Por Pedro Jaén
Pocas cosas me siguen causando tanta indignación, sensación de impotencia y rabia, como la mentira.
La
mentira es, en lo personal, la mancha de aceite de motor en una camisa
blanca: nunca "vuelves a ponerte esa persona" en tu vida. Hace poco
alguien a quien yo debía cierto respeto me mintió por cobardía -no fue
capaz de decirme claramente su mensaje sin optar a ese rodeo- y al
vislumbrar su sucia naturaleza, lo que consiguió es que yo participara
del postureo cordial en que por desgracia tanto nos movemos.
Pero
la mentira puede ser colectiva. Sinceramente, he de decir que
"desconecté" del asunto catalán cuando empecé a escuchar los argumentos
de los separatistas y pude comprobar que hasta los puntos de sus íes
eran falsos. No nos engañemos; como ya escribí en este mismo diario en
mi artículo "Una sarta de mentiras", esto viene de lejos y con el
beneplácito de las mismas fuerzas políticas que hoy se llevan las manos a
la cabeza por el circo internacional que esta panda de chiflados está
montando a nuestra costa.
Y es que en este mundo en que vivimos da igual mentir. Porque la verdad o la mentira, el bien y el mal, ya no importan tanto, sino más bien el entretenimiento o negocio que reportan.
No
me creo lo del cambio climático.
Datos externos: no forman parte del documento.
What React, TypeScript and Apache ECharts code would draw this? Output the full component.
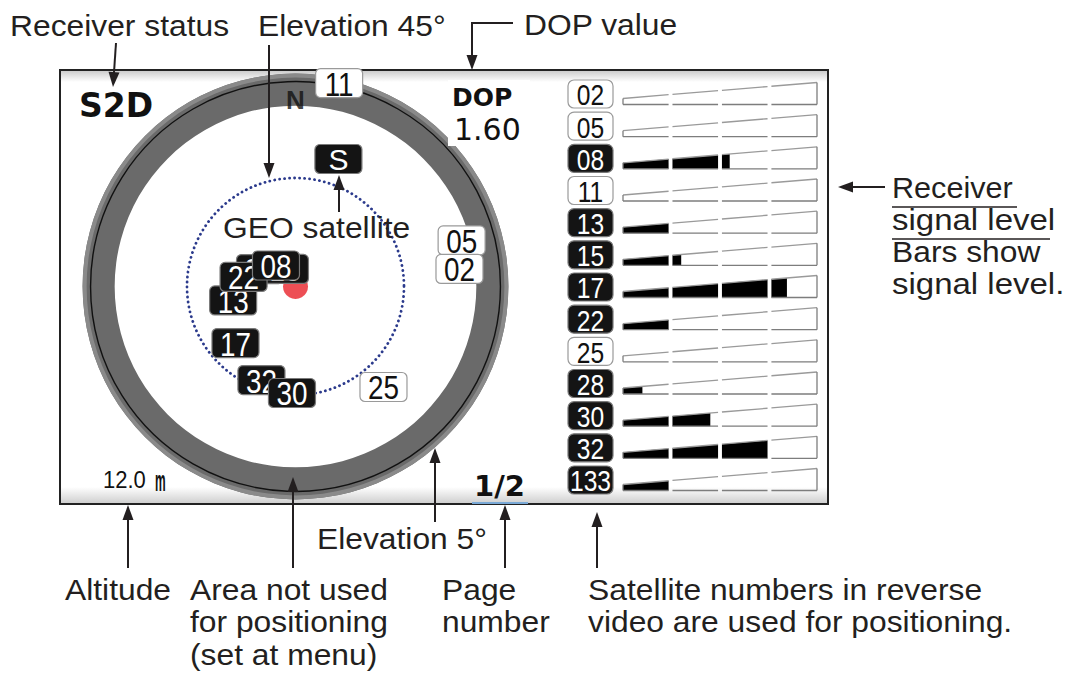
import React, { useEffect, useRef } from "react";
import * as echarts from "echarts";

// ---------- data ----------
// Sky plot: satellites drawn in painting order (later ones on top)
const skySatIds = ["13", "28", "15", "22", "08", "17", "32", "30", "11", "05", "02", "25", "S"];
const skyElevation = [63.5, 73.6, 81.5, 68.1, 78.1, 55.8, 48.7, 45.8, 3.7, 18.5, 21.6, 34.6, 34.2];
const skyAzimuth = [257.4, 296.2, 329.0, 280.4, 317.1, 226.7, 200.0, 181.9, 12.1, 74.5, 83.9, 138.8, 18.6];
const skyUsed = [true, true, true, true, true, true, true, true, false, false, false, false, true];

// Signal level panel
const signalSatIds = ["02", "05", "08", "11", "13", "15", "17", "22", "25", "28", "30", "32", "133"];
const signalLevels = [0, 0, 55, 0, 24, 30, 84.5, 24, 0, 10, 45, 75, 24];
const signalUsed = [false, false, true, false, true, true, true, true, false, true, true, true, true];
const signalSegments = [
  [0, 23.5],
  [25.5, 49],
  [51, 74.5],
  [76.5, 100],
];

// Sky plot reference elevations
const maskElevation = [15, 1.7]; // area not used for positioning (inner, outer)
const elevationCircles = [45, 5];
const ownPosition = [[90, 0]];
const northMark = [[12.6, 0]];

// Screen values
const receiverStatus = "S2D";
const dopLabel = "DOP";
const dopValue = "1.60";
const altitudeValue = "12.0";
const altitudeUnit = "m";
const pageNumber = "1/2";

// ---------- styling helpers ----------
const FONT = '"Liberation Sans", Arial, Helvetica, sans-serif';
const HEAVY = '"DejaVu Sans", "Liberation Sans", sans-serif';
const INK = "#231f20";

function arrow(x1: number, y1: number, x2: number, y2: number) {
  const dx = x2 - x1;
  const dy = y2 - y1;
  const L = Math.hypot(dx, dy);
  const ux = dx / L;
  const uy = dy / L;
  const len = 15;
  const hw = 5.5;
  const bx = x2 - ux * len;
  const by = y2 - uy * len;
  return [
    {
      type: "line",
      silent: true,
      z: 20,
      shape: { x1, y1, x2: bx + ux * 2, y2: by + uy * 2 },
      style: { stroke: INK, lineWidth: 2 },
    },
    {
      type: "polygon",
      silent: true,
      z: 20,
      shape: {
        points: [
          [x2, y2],
          [bx - uy * hw, by + ux * hw],
          [bx + uy * hw, by - ux * hw],
        ],
      },
      style: { fill: INK },
    },
  ];
}

function label(text: string, x: number, y: number, sx = 1.06, extra: any = {}) {
  return {
    type: "text",
    silent: true,
    z: 20,
    x,
    y,
    scaleX: sx,
    style: {
      text,
      fontFamily: FONT,
      fontSize: 30,
      fill: INK,
      align: "left",
      verticalAlign: "middle",
      ...extra,
    },
  };
}

function hline(x1: number, x2: number, y: number, color = INK, w = 2) {
  return {
    type: "line",
    silent: true,
    z: 20,
    shape: { x1, y1: y, x2, y2: y },
    style: { stroke: color, lineWidth: w },
  };
}

export default function App() {
  const ref = useRef<HTMLDivElement>(null);

  useEffect(() => {
    if (!ref.current) return;
    const chart = echarts.init(ref.current, undefined, { renderer: "svg" });

    const skyData = skySatIds.map((id, i) => [skyElevation[i], skyAzimuth[i], i]);
    const signalData = signalLevels.map((v, i) => [v, i]);

    const option: any = {
      animation: false,
      backgroundColor: "#ffffff",
      polar: { center: [295.5, 286.5], radius: 217 },
      angleAxis: {
        type: "value",
        min: 0,
        max: 360,
        startAngle: 90,
        clockwise: true,
        show: false,
        axisLine: { show: false },
        axisTick: { show: false },
        axisLabel: { show: false },
        splitLine: { show: false },
      },
      radiusAxis: {
        type: "value",
        min: 0,
        max: 90,
        inverse: true,
        show: false,
        axisLine: { show: false },
        axisTick: { show: false },
        axisLabel: { show: false },
        splitLine: { show: false },
      },
      grid: { left: 623, top: 77.9, width: 194, height: 418.2 },
      xAxis: { type: "value", min: 0, max: 100, show: false },
      yAxis: { type: "category", data: signalSatIds, inverse: true, show: false },
      series: [
        // gray mask ring (area not used for positioning)
        {
          type: "custom",
          coordinateSystem: "polar",
          z: 2,
          silent: true,
          data: [maskElevation],
          renderItem: (params: any, api: any) => {
            const cs = params.coordSys;
            const rOf = (el: number) => {
              const p = api.coord([el, 0]);
              return Math.hypot(p[0] - cs.cx, p[1] - cs.cy);
            };
            const rIn = rOf(api.value(0));
            const rOut = rOf(api.value(1));
            return {
              type: "group",
              children: [
                {
                  type: "ring",
                  shape: { cx: cs.cx, cy: cs.cy, r: rOut, r0: rIn },
                  style: { fill: "#6a6a6a" },
                },
                {
                  type: "ring",
                  shape: { cx: cs.cx, cy: cs.cy, r: rOut, r0: rOut - 4 },
                  style: { fill: "#8a8a8a" },
                },
              ],
            };
          },
        },
        // elevation circles (45° dotted, 5° solid)
        {
          type: "custom",
          coordinateSystem: "polar",
          z: 3,
          silent: true,
          data: elevationCircles.map((e) => [e, 0]),
          renderItem: (params: any, api: any) => {
            const cs = params.coordSys;
            const p = api.coord([api.value(0), 0]);
            const r = Math.hypot(p[0] - cs.cx, p[1] - cs.cy);
            const dotted = params.dataIndex === 0;
            return {
              type: "circle",
              shape: { cx: cs.cx, cy: cs.cy, r },
              style: dotted
                ? { fill: "none", stroke: "#2b3a8c", lineWidth: 2.8, lineDash: [0.1, 4.9], lineCap: "round" }
                : { fill: "none", stroke: "#111111", lineWidth: 1.4 },
            };
          },
        },
        // own position
        {
          type: "scatter",
          coordinateSystem: "polar",
          z: 4,
          silent: true,
          symbol: "circle",
          symbolSize: 25,
          itemStyle: { color: "#e8232a" },
          data: ownPosition,
        },
        // north mark
        {
          type: "scatter",
          coordinateSystem: "polar",
          z: 4,
          silent: true,
          symbolSize: 0,
          data: northMark,
          label: {
            show: true,
            position: "inside",
            formatter: "N",
            fontFamily: FONT,
            fontWeight: "bold",
            fontSize: 26,
            color: "#111",
          },
        },
        // satellites on the sky plot
        {
          type: "custom",
          coordinateSystem: "polar",
          z: 6,
          silent: true,
          data: skyData,
          renderItem: (params: any, api: any) => {
            const i = api.value(2);
            const p = api.coord([api.value(0), api.value(1)]);
            const used = skyUsed[i];
            const w = 47;
            const h = 29;
            return {
              type: "group",
              children: [
                {
                  type: "rect",
                  shape: { x: p[0] - w / 2, y: p[1] - h / 2, width: w, height: h, r: 5 },
                  style: {
                    fill: used ? "#141414" : "#ffffff",
                    stroke: used ? "#7a7a7a" : "#9a9a9a",
                    lineWidth: 1.2,
                  },
                },
                {
                  type: "text",
                  x: p[0],
                  y: p[1] + 1,
                  scaleX: skySatIds[i] === "S" ? 1 : 0.82,
                  style: {
                    text: skySatIds[i],
                    fontFamily: FONT,
                    fontSize: skySatIds[i] === "S" ? 30 : 34,
                    fill: used ? "#ffffff" : "#111111",
                    align: "center",
                    verticalAlign: "middle",
                  },
                },
              ],
            };
          },
        },
        // signal level bars
        {
          type: "custom",
          coordinateSystem: "cartesian2d",
          z: 3,
          silent: true,
          data: signalData,
          renderItem: (params: any, api: any) => {
            const level = api.value(0);
            const row = api.value(1);
            const base = api.coord([0, row]);
            const yb = base[1] + 10.5;
            const hOf = (u: number) => 6 + (16 * u) / 100;
            const children: any[] = [];
            signalSegments.forEach(([s0, s1]) => {
              const x0 = api.coord([s0, row])[0];
              const x1 = api.coord([s1, row])[0];
              if (level > s0) {
                const e = Math.min(level, s1);
                const xe = api.coord([e, row])[0];
                children.push({
                  type: "polygon",
                  shape: {
                    points: [
                      [x0, yb],
                      [xe, yb],
                      [xe, yb - hOf(e)],
                      [x0, yb - hOf(s0)],
                    ],
                  },
                  style: { fill: "#000000" },
                });
              }
              children.push({
                type: "line",
                shape: { x1: x0, y1: yb - hOf(s0), x2: x1, y2: yb - hOf(s1) },
                style: { stroke: "#9a9a9a", lineWidth: 1.3 },
              });
              children.push({
                type: "line",
                shape: { x1: x0, y1: yb, x2: x1, y2: yb },
                style: { stroke: "#7d7d7d", lineWidth: 1.3 },
              });
            });
            const xs = api.coord([0, row])[0];
            const xf = api.coord([100, row])[0];
            children.push({
              type: "line",
              shape: { x1: xs, y1: yb, x2: xs, y2: yb - hOf(0) },
              style: { stroke: "#7d7d7d", lineWidth: 1.3 },
            });
            children.push({
              type: "line",
              shape: { x1: xf, y1: yb, x2: xf, y2: yb - hOf(100) },
              style: { stroke: "#7d7d7d", lineWidth: 1.3 },
            });
            return { type: "group", children };
          },
        },
        // satellite number boxes of the signal panel
        {
          type: "custom",
          coordinateSystem: "cartesian2d",
          z: 4,
          silent: true,
          data: signalSatIds.map((_, i) => [0, i]),
          renderItem: (params: any, api: any) => {
            const row = api.value(1);
            const p = api.coord([0, row]);
            const used = signalUsed[row];
            const w = 45;
            const h = 28;
            const right = p[0] - 10;
            return {
              type: "group",
              children: [
                {
                  type: "rect",
                  shape: { x: right - w, y: p[1] - h / 2, width: w, height: h, r: 6 },
                  style: {
                    fill: used ? "#141414" : "#ffffff",
                    stroke: used ? "#7a7a7a" : "#9a9a9a",
                    lineWidth: 1.2,
                  },
                },
                {
                  type: "text",
                  x: right - w / 2,
                  y: p[1] + 1,
                  scaleX: 0.82,
                  style: {
                    text: signalSatIds[row],
                    fontFamily: FONT,
                    fontSize: 30,
                    fill: used ? "#ffffff" : "#111111",
                    align: "center",
                    verticalAlign: "middle",
                  },
                },
              ],
            };
          },
        },
      ],
      graphic: [
        // screen frame background and shaded bands
        {
          type: "rect",
          silent: true,
          z: 0,
          shape: { x: 60, y: 70, width: 768, height: 434 },
          style: { fill: "#ffffff" },
        },
        {
          type: "rect",
          silent: true,
          z: 0,
          shape: { x: 61, y: 71, width: 766, height: 11 },
          style: {
            fill: new echarts.graphic.LinearGradient(0, 0, 0, 1, [
              { offset: 0, color: "#cdcdcd" },
              { offset: 1, color: "#ffffff" },
            ]),
          },
        },
        {
          type: "rect",
          silent: true,
          z: 0,
          shape: { x: 61, y: 487, width: 766, height: 16 },
          style: {
            fill: new echarts.graphic.LinearGradient(0, 0, 0, 1, [
              { offset: 0, color: "#ffffff" },
              { offset: 1, color: "#d0d0d0" },
            ]),
          },
        },
        {
          type: "rect",
          silent: true,
          z: 1,
          shape: { x: 60, y: 70, width: 768, height: 434 },
          style: { fill: "none", stroke: "#222222", lineWidth: 2 },
        },
        // DOP area patch
        {
          type: "rect",
          silent: true,
          z: 10,
          shape: { x: 448, y: 80, width: 82, height: 66 },
          style: { fill: "#ffffff" },
        },
        {
          type: "text",
          silent: true,
          z: 11,
          x: 79,
          y: 105,
          style: {
            text: receiverStatus,
            fontFamily: HEAVY,
            fontWeight: "bold",
            fontSize: 33,
            fill: "#111",
            align: "left",
            verticalAlign: "middle",
          },
        },
        {
          type: "text",
          silent: true,
          z: 11,
          x: 452,
          y: 97,
          style: {
            text: dopLabel,
            fontFamily: HEAVY,
            fontWeight: "bold",
            fontSize: 25,
            fill: "#111",
            align: "left",
            verticalAlign: "middle",
          },
        },
        {
          type: "text",
          silent: true,
          z: 11,
          x: 454,
          y: 129,
          style: {
            text: dopValue,
            fontFamily: HEAVY,
            fontSize: 30,
            fill: "#111",
            align: "left",
            verticalAlign: "middle",
          },
        },
        {
          type: "text",
          silent: true,
          z: 11,
          x: 103,
          y: 480,
          scaleY: 1.05,
          style: {
            text: altitudeValue,
            fontFamily: FONT,
            fontSize: 22,
            fill: "#111",
            align: "left",
            verticalAlign: "middle",
          },
        },
        {
          type: "text",
          silent: true,
          z: 11,
          x: 155,
          y: 480,
          scaleX: 0.6,
          scaleY: 1.5,
          style: {
            text: altitudeUnit,
            fontFamily: FONT,
            fontWeight: "bold",
            fontSize: 20,
            fill: "#111",
            align: "left",
            verticalAlign: "middle",
          },
        },
        {
          type: "text",
          silent: true,
          z: 11,
          x: 474,
          y: 486,
          style: {
            text: pageNumber,
            fontFamily: HEAVY,
            fontWeight: "bold",
            fontSize: 29,
            fill: "#111",
            align: "left",
            verticalAlign: "middle",
          },
        },
        hline(472, 528, 503, "#7aa9d6", 2),
        // annotations
        label("Receiver status", 10, 25.5),
        label("Elevation 45\u00b0", 258, 25.5),
        label("DOP value", 524, 25),
        label("GEO satellite", 223, 227.5),
        label("Receiver", 892, 188, 1.02),
        hline(892, 1017, 207, INK, 1.6),
        label("signal level", 892, 220, 1.1),
        hline(892, 1050, 239, INK, 1.6),
        label("Bars show", 892, 252, 1.06),
        label("signal level.", 892, 284, 1.1),
        label("Elevation 5\u00b0", 317, 538.5),
        label("Altitude", 65, 589.5),
        label("Area not used", 190, 589.5),
        label("for positioning", 190, 622),
        label("(set at menu)", 190, 654.5),
        label("Page", 442, 589.5),
        label("number", 442, 622),
        label("Satellite numbers in reverse", 588, 589.5),
        label("video are used for positioning.", 588, 622),
        // arrows
        ...arrow(116, 43, 113, 87),
        ...arrow(269, 45, 269, 178),
        {
          type: "polyline",
          silent: true,
          z: 20,
          shape: {
            points: [
              [513, 23],
              [472, 23],
              [472, 58],
            ],
          },
          style: { stroke: INK, lineWidth: 2, fill: "none" },
        },
        ...arrow(472, 50, 472, 70),
        ...arrow(339, 212, 339, 175),
        ...arrow(885, 187, 838, 187),
        ...arrow(128, 568, 128, 505),
        ...arrow(293, 568, 293, 477),
        ...arrow(435, 522, 435, 448),
        ...arrow(505, 568, 505, 505),
        ...arrow(597, 568, 597, 512),
      ],
    };

    chart.setOption(option);
    return () => {
      chart.dispose();
    };
  }, []);

  return (
    <div
      ref={ref}
      style={{ position: "fixed", left: 0, top: 0, width: 1067, height: 679, background: "#fff" }}
    />
  );
}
Me da igual de lo que me acusen. No me
creo lo de la crisis tal y como nos la vendieron. Por supuesto tampoco
la versión zapateril de lo que ocurrió el 11-M...
Y
aquí seguimos los españoles, enarbolando la rojigualda y con ella
ahuyentando una mentira tras otra, como si la "Leyenda Negra" con la que
otrora tuviera que enfrentarse Felipe II, fuera parte de su esencia, o
quizás una pena impuesta por tanta grandeza. Vaya usted a saber.